# DIRECTIONS
Reproduce the listing below exactly, minus its pictures.

# GIVEN INFORMATION
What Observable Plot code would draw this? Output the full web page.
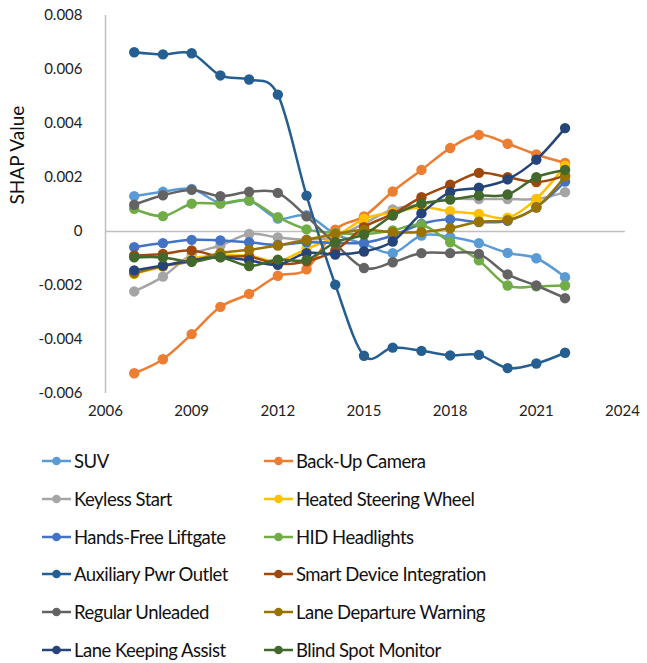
<!DOCTYPE html>
<html>
<head>
<meta charset="utf-8">
<script src="https://cdn.jsdelivr.net/npm/d3@7"></script>
<script src="https://cdn.jsdelivr.net/npm/@observablehq/plot@0.6"></script>
<style>
  body { margin: 0; background: #fff; }
  #chart { width: 647px; }
  .legend { position: relative; width: 647px; height: 221px; font-family: Lato, "Open Sans", sans-serif; font-size: 18.5px; letter-spacing: -0.5px; color: #111; }
  .item { position: absolute; display: flex; align-items: center; height: 38px; white-space: nowrap; }
  .item svg { margin-right: 2px; }
</style>
</head>
<body>
<div id="chart"></div>
<div class="legend" id="legend"></div>
<script>
const years = [2007, 2008, 2009, 2010, 2011, 2012, 2013, 2014, 2015, 2016, 2017, 2018, 2019, 2020, 2021, 2022];

const suv = [0.00131, 0.00147, 0.00158, 0.00105, 0.00115, 0.00048, 0.0006, -0.0001, -0.00046, -0.0008, -0.00015, -0.0002, -0.00043, -0.00079, -0.00099, -0.00169];
const backUpCamera = [-0.00525, -0.00473, -0.0038, -0.00279, -0.00231, -0.00164, -0.0014, 0.00007, 0.00056, 0.00148, 0.00228, 0.00309, 0.00358, 0.00325, 0.00285, 0.00254];
const keylessStart = [-0.00222, -0.00167, -0.00085, -0.00052, -0.00009, -0.00022, -0.0003, -0.0002, 0.0003, 0.00082, 0.001, 0.0012, 0.0012, 0.0012, 0.0012, 0.00146];
const heatedSteeringWheel = [-0.00157, -0.0013, -0.001, -0.00088, -0.0009, -0.0011, -0.00064, -0.0002, 0.00047, 0.0007, 0.0009, 0.00075, 0.00065, 0.00051, 0.00121, 0.00244];
const handsFreeLiftgate = [-0.00058, -0.00043, -0.00031, -0.00033, -0.0004, -0.0005, -0.0004, -0.00042, -0.00042, -0.00015, 0.00028, 0.00045, 0.00035, 0.0004, 0.0009, 0.00185];
const hidHeadlights = [0.00084, 0.00057, 0.00103, 0.00103, 0.00115, 0.00053, 0.00008, -0.00005, -0.0001, 0.00004, 0.00025, -0.0004, -0.00107, -0.002, -0.00203, -0.002];
const auxPwrOutlet = [0.00664, 0.00656, 0.0066, 0.00578, 0.00563, 0.00507, 0.00133, -0.00197, -0.0046, -0.0043, -0.00442, -0.00459, -0.00457, -0.00506, -0.00489, -0.00449];
const smartDevice = [-0.00089, -0.00083, -0.0007, -0.00093, -0.00093, -0.0012, -0.0011, -0.0007, 0.00016, 0.00065, 0.00127, 0.00173, 0.00217, 0.00201, 0.00183, 0.00207];
const regularUnleaded = [0.00099, 0.00134, 0.00154, 0.00131, 0.00147, 0.00143, 0.00056, -0.00045, -0.00135, -0.00114, -0.0008, -0.0008, -0.00083, -0.00159, -0.002, -0.00247];
const laneDeparture = [-0.00155, -0.00128, -0.0011, -0.0008, -0.00068, -0.00052, -0.00031, -0.00009, 0.00006, -0.00003, -0.00002, 0.00012, 0.00036, 0.00042, 0.00089, 0.00204];
const laneKeeping = [-0.00144, -0.00126, -0.00107, -0.00095, -0.00107, -0.00123, -0.0008, -0.00085, -0.00074, -0.00037, 0.00067, 0.00146, 0.00162, 0.00193, 0.00266, 0.00383];
const blindSpot = [-0.00096, -0.00096, -0.00112, -0.00096, -0.00128, -0.00104, -0.00105, -0.0004, -0.00011, 0.00059, 0.00103, 0.00118, 0.00133, 0.00137, 0.00201, 0.00228];

const seriesNames = ["SUV", "Back-Up Camera", "Keyless Start", "Heated Steering Wheel", "Hands-Free Liftgate", "HID Headlights", "Auxiliary Pwr Outlet", "Smart Device Integration", "Regular Unleaded", "Lane Departure Warning", "Lane Keeping Assist", "Blind Spot Monitor"];
const seriesValues = [suv, backUpCamera, keylessStart, heatedSteeringWheel, handsFreeLiftgate, hidHeadlights, auxPwrOutlet, smartDevice, regularUnleaded, laneDeparture, laneKeeping, blindSpot];
const seriesColors = ["#5B9BD5", "#ED7D31", "#A5A5A5", "#FFC000", "#4472C4", "#70AD47", "#255E91", "#9E480E", "#636363", "#997300", "#264478", "#43682B"];

const xTicks = [2006, 2009, 2012, 2015, 2018, 2021, 2024];
const yTicks = [-0.006, -0.004, -0.002, 0, 0.002, 0.004, 0.006, 0.008];
const yLabel = "SHAP Value";

const marks = [];
marks.push(Plot.ruleY([0], {x1: 2006, x2: 2024.1, stroke: "#BFBFBF", strokeWidth: 1.5}));
marks.push(Plot.ruleX([2006], {y1: -0.006, y2: 0.008, stroke: "#BFBFBF", strokeWidth: 1.5}));
seriesNames.forEach((name, i) => {
  const data = years.map((yr, j) => ({year: yr, value: seriesValues[i][j], series: name}));
  marks.push(Plot.line(data, {x: "year", y: "value", stroke: seriesColors[i], strokeWidth: 2.5, curve: "cardinal"}));
  marks.push(Plot.dot(data, {x: "year", y: "value", fill: seriesColors[i], r: 5.2}));
});
marks.push(Plot.axisX({ticks: xTicks, tickSize: 0, tickPadding: 12, tickFormat: d => String(d), fontSize: 15}));
marks.push(Plot.axisY({ticks: yTicks, tickSize: 0, tickPadding: 23, tickFormat: d => Math.abs(d) < 1e-12 ? "0" : d.toFixed(3), fontSize: 15}));
marks.push(Plot.text([yLabel], {frameAnchor: "left", rotate: -90, dx: -88, fontSize: 19, fill: "#111"}));

const chart = Plot.plot({
  width: 647,
  height: 442,
  marginLeft: 105,
  marginRight: 25,
  marginTop: 15,
  marginBottom: 49,
  x: {domain: [2006, 2024], label: null},
  y: {domain: [-0.006, 0.008], label: null},
  style: {fontFamily: "Lato, 'Open Sans', sans-serif", fontSize: "15px", color: "#222", background: "white"},
  marks
});
document.getElementById("chart").appendChild(chart);

const legend = document.getElementById("legend");
seriesNames.forEach((name, i) => {
  const col = i % 2, row = Math.floor(i / 2);
  const item = document.createElement("div");
  item.className = "item";
  item.style.left = (col === 0 ? 42 : 264) + "px";
  item.style.top = (row * 37.8) + "px";
  item.innerHTML = `<svg width="30" height="12"><line x1="0" y1="6" x2="29" y2="6" stroke="${seriesColors[i]}" stroke-width="2.5"/><circle cx="14.5" cy="6" r="4.3" fill="${seriesColors[i]}"/></svg><span>${name}</span>`;
  legend.appendChild(item);
});
</script>
</body>
</html>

# EXPECTED OUTPUT
What Observable Plot code would draw this? Output the full web page.
<!DOCTYPE html>
<html>
<head>
<meta charset="utf-8">
<script src="https://cdn.jsdelivr.net/npm/d3@7"></script>
<script src="https://cdn.jsdelivr.net/npm/@observablehq/plot@0.6"></script>
<style>
  body { margin: 0; background: #fff; }
  #chart { width: 647px; }
  .legend { position: relative; width: 647px; height: 221px; font-family: Lato, "Open Sans", sans-serif; font-size: 18.5px; letter-spacing: -0.5px; color: #111; }
  .item { position: absolute; display: flex; align-items: center; height: 38px; white-space: nowrap; }
  .item svg { margin-right: 2px; }
</style>
</head>
<body>
<div id="chart"></div>
<div class="legend" id="legend"></div>
<script>
const years = [2007, 2008, 2009, 2010, 2011, 2012, 2013, 2014, 2015, 2016, 2017, 2018, 2019, 2020, 2021, 2022];

const suv = [0.00131, 0.00147, 0.00158, 0.00105, 0.00115, 0.00048, 0.0006, -0.0001, -0.00046, -0.0008, -0.00015, -0.0002, -0.00043, -0.00079, -0.00099, -0.00169];
const backUpCamera = [-0.00525, -0.00473, -0.0038, -0.00279, -0.00231, -0.00164, -0.0014, 0.00007, 0.00056, 0.00148, 0.00228, 0.00309, 0.00358, 0.00325, 0.00285, 0.00254];
const keylessStart = [-0.00222, -0.00167, -0.00085, -0.00052, -0.00009, -0.00022, -0.0003, -0.0002, 0.0003, 0.00082, 0.001, 0.0012, 0.0012, 0.0012, 0.0012, 0.00146];
const heatedSteeringWheel = [-0.00157, -0.0013, -0.001, -0.00088, -0.0009, -0.0011, -0.00064, -0.0002, 0.00047, 0.0007, 0.0009, 0.00075, 0.00065, 0.00051, 0.00121, 0.00244];
const handsFreeLiftgate = [-0.00058, -0.00043, -0.00031, -0.00033, -0.0004, -0.0005, -0.0004, -0.00042, -0.00042, -0.00015, 0.00028, 0.00045, 0.00035, 0.0004, 0.0009, 0.00185];
const hidHeadlights = [0.00084, 0.00057, 0.00103, 0.00103, 0.00115, 0.00053, 0.00008, -0.00005, -0.0001, 0.00004, 0.00025, -0.0004, -0.00107, -0.002, -0.00203, -0.002];
const auxPwrOutlet = [0.00664, 0.00656, 0.0066, 0.00578, 0.00563, 0.00507, 0.00133, -0.00197, -0.0046, -0.0043, -0.00442, -0.00459, -0.00457, -0.00506, -0.00489, -0.00449];
const smartDevice = [-0.00089, -0.00083, -0.0007, -0.00093, -0.00093, -0.0012, -0.0011, -0.0007, 0.00016, 0.00065, 0.00127, 0.00173, 0.00217, 0.00201, 0.00183, 0.00207];
const regularUnleaded = [0.00099, 0.00134, 0.00154, 0.00131, 0.00147, 0.00143, 0.00056, -0.00045, -0.00135, -0.00114, -0.0008, -0.0008, -0.00083, -0.00159, -0.002, -0.00247];
const laneDeparture = [-0.00155, -0.00128, -0.0011, -0.0008, -0.00068, -0.00052, -0.00031, -0.00009, 0.00006, -0.00003, -0.00002, 0.00012, 0.00036, 0.00042, 0.00089, 0.00204];
const laneKeeping = [-0.00144, -0.00126, -0.00107, -0.00095, -0.00107, -0.00123, -0.0008, -0.00085, -0.00074, -0.00037, 0.00067, 0.00146, 0.00162, 0.00193, 0.00266, 0.00383];
const blindSpot = [-0.00096, -0.00096, -0.00112, -0.00096, -0.00128, -0.00104, -0.00105, -0.0004, -0.00011, 0.00059, 0.00103, 0.00118, 0.00133, 0.00137, 0.00201, 0.00228];

const seriesNames = ["SUV", "Back-Up Camera", "Keyless Start", "Heated Steering Wheel", "Hands-Free Liftgate", "HID Headlights", "Auxiliary Pwr Outlet", "Smart Device Integration", "Regular Unleaded", "Lane Departure Warning", "Lane Keeping Assist", "Blind Spot Monitor"];
const seriesValues = [suv, backUpCamera, keylessStart, heatedSteeringWheel, handsFreeLiftgate, hidHeadlights, auxPwrOutlet, smartDevice, regularUnleaded, laneDeparture, laneKeeping, blindSpot];
const seriesColors = ["#5B9BD5", "#ED7D31", "#A5A5A5", "#FFC000", "#4472C4", "#70AD47", "#255E91", "#9E480E", "#636363", "#997300", "#264478", "#43682B"];

const xTicks = [2006, 2009, 2012, 2015, 2018, 2021, 2024];
const yTicks = [-0.006, -0.004, -0.002, 0, 0.002, 0.004, 0.006, 0.008];
const yLabel = "SHAP Value";

const marks = [];
marks.push(Plot.ruleY([0], {x1: 2006, x2: 2024.1, stroke: "#BFBFBF", strokeWidth: 1.5}));
marks.push(Plot.ruleX([2006], {y1: -0.006, y2: 0.008, stroke: "#BFBFBF", strokeWidth: 1.5}));
seriesNames.forEach((name, i) => {
  const data = years.map((yr, j) => ({year: yr, value: seriesValues[i][j], series: name}));
  marks.push(Plot.line(data, {x: "year", y: "value", stroke: seriesColors[i], strokeWidth: 2.5, curve: "cardinal"}));
  marks.push(Plot.dot(data, {x: "year", y: "value", fill: seriesColors[i], r: 5.2}));
});
marks.push(Plot.axisX({ticks: xTicks, tickSize: 0, tickPadding: 12, tickFormat: d => String(d), fontSize: 15}));
marks.push(Plot.axisY({ticks: yTicks, tickSize: 0, tickPadding: 23, tickFormat: d => Math.abs(d) < 1e-12 ? "0" : d.toFixed(3), fontSize: 15}));
marks.push(Plot.text([yLabel], {frameAnchor: "left", rotate: -90, dx: -88, fontSize: 19, fill: "#111"}));

const chart = Plot.plot({
  width: 647,
  height: 442,
  marginLeft: 105,
  marginRight: 25,
  marginTop: 15,
  marginBottom: 49,
  x: {domain: [2006, 2024], label: null},
  y: {domain: [-0.006, 0.008], label: null},
  style: {fontFamily: "Lato, 'Open Sans', sans-serif", fontSize: "15px", color: "#222", background: "white"},
  marks
});
document.getElementById("chart").appendChild(chart);

const legend = document.getElementById("legend");
seriesNames.forEach((name, i) => {
  const col = i % 2, row = Math.floor(i / 2);
  const item = document.createElement("div");
  item.className = "item";
  item.style.left = (col === 0 ? 42 : 264) + "px";
  item.style.top = (row * 37.8) + "px";
  item.innerHTML = `<svg width="30" height="12"><line x1="0" y1="6" x2="29" y2="6" stroke="${seriesColors[i]}" stroke-width="2.5"/><circle cx="14.5" cy="6" r="4.3" fill="${seriesColors[i]}"/></svg><span>${name}</span>`;
  legend.appendChild(item);
});
</script>
</body>
</html>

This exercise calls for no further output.